In-store priorities touched on by chief executive officer Myron “Mike” Ullman included being in stock on sought-after items and a wide range of sizes and reestablishing the retailer as the “fashion authority for moderate-customer lifestyle within their family budget.”
Executives described suppliers as “very supportive of forward-looking merchandise” and satisfied that new presentations are “meeting their increased expectations.”
Under the heading “new attractions differentiate [Penney’s] from Kohl’s and mass merchants,” the company noted that 8 million square feet of space were transformed last year and 10 million square feet are or will be under construction this year.
Penney’s noted that a series of Cushman & Wakefield appraisals put the value of owned and ground-leased stores at $3.3 billion, with an additional $762 million in value coming from owned distribution centers and the company’s headquarters in Plano, Tex., putting the total value of the portfolio at $4.06 billion.

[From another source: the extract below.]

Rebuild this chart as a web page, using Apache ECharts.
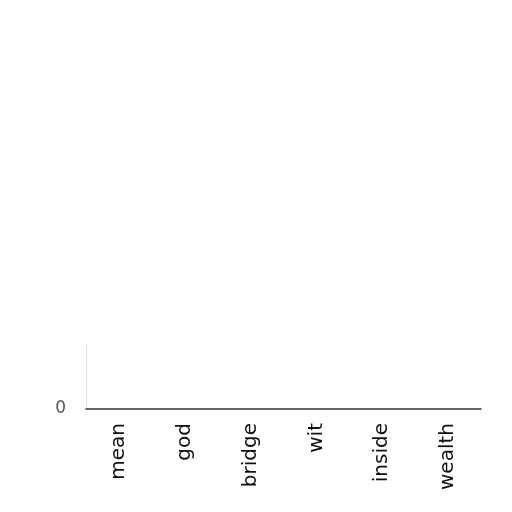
<!DOCTYPE html>
<html>
<head>
    <meta charset="utf-8"/>
    <style>
        html, body { margin: 0; padding: 0; background: #fff; }
        #main { width: 512px; height: 512px; }
    </style>
    <script src="https://cdn.jsdelivr.net/npm/echarts@6/dist/echarts.min.js"></script>
</head>
<body>
<div id="main"></div>
<script>
    // 类别与数值
    var categories = ['mean', 'god', 'bridge', 'wit', 'inside', 'wealth'];
    var values = [0, 0, 0, 0, 0, 0];
    var yTicks = [0];

    var myChart = echarts.init(document.getElementById('main'));
    var option = {
        animation: false,
        backgroundColor: '#fff',
        grid: { left: 86, right: 31, top: 345, bottom: 103 },
        xAxis: {
            type: 'category',
            data: categories,
            axisLine: { lineStyle: { color: '#333', width: 1.5 } },
            axisTick: { alignWithLabel: true, length: 5, lineStyle: { color: '#333' } },
            axisLabel: {
                rotate: 90,
                interval: 0,
                margin: 14,
                color: '#111',
                fontSize: 20,
                fontFamily: 'DejaVu Sans'
            }
        },
        yAxis: {
            type: 'value',
            min: 0,
            max: 1,
            interval: 1,
            splitLine: { show: false },
            axisLine: { show: true, lineStyle: { color: '#e4e4e4' } },
            axisTick: { show: false },
            axisLabel: {
                color: '#555',
                fontSize: 17,
                fontFamily: 'DejaVu Sans',
                margin: 20,
                formatter: function (v) {
                    return yTicks.indexOf(v) >= 0 ? String(v) : '';
                }
            }
        },
        series: [{
            type: 'bar',
            data: values,
            itemStyle: { color: '#c44e52' }
        }]
    };
    myChart.setOption(option);
</script>
</body>
</html>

An estimate by Morgan Stanley last week had put the total figure nearly $2 billion higher.
In total, the company’s real estate portfolio consists of 306 owned stores, 123 ground-leased stores and 675 leased stores, for a total of 1,104 units, plus 15 distribution centers and its headquarters.
Earlier in the day, Penney’s said that it had extended the expiration date for the tender offer on its 7.125 percent notes one week to June 4 and the payout to $1,400 on principal of $1,000, up from $1,300. Additionally, holders who tender their notes by May 20 will receive an additional consent payment of $50 for each $1,000 of principal.
Penney has allocated $254 million of the $1.75 billion in financing to buy back the notes. The proposed term loan facility is secured by Penney’s real estate and “substantially all tangible and intangible assets of the company.”
Shares of Penney’s Tuesday rose 38 cents, or 2.1 percent, to $18.62.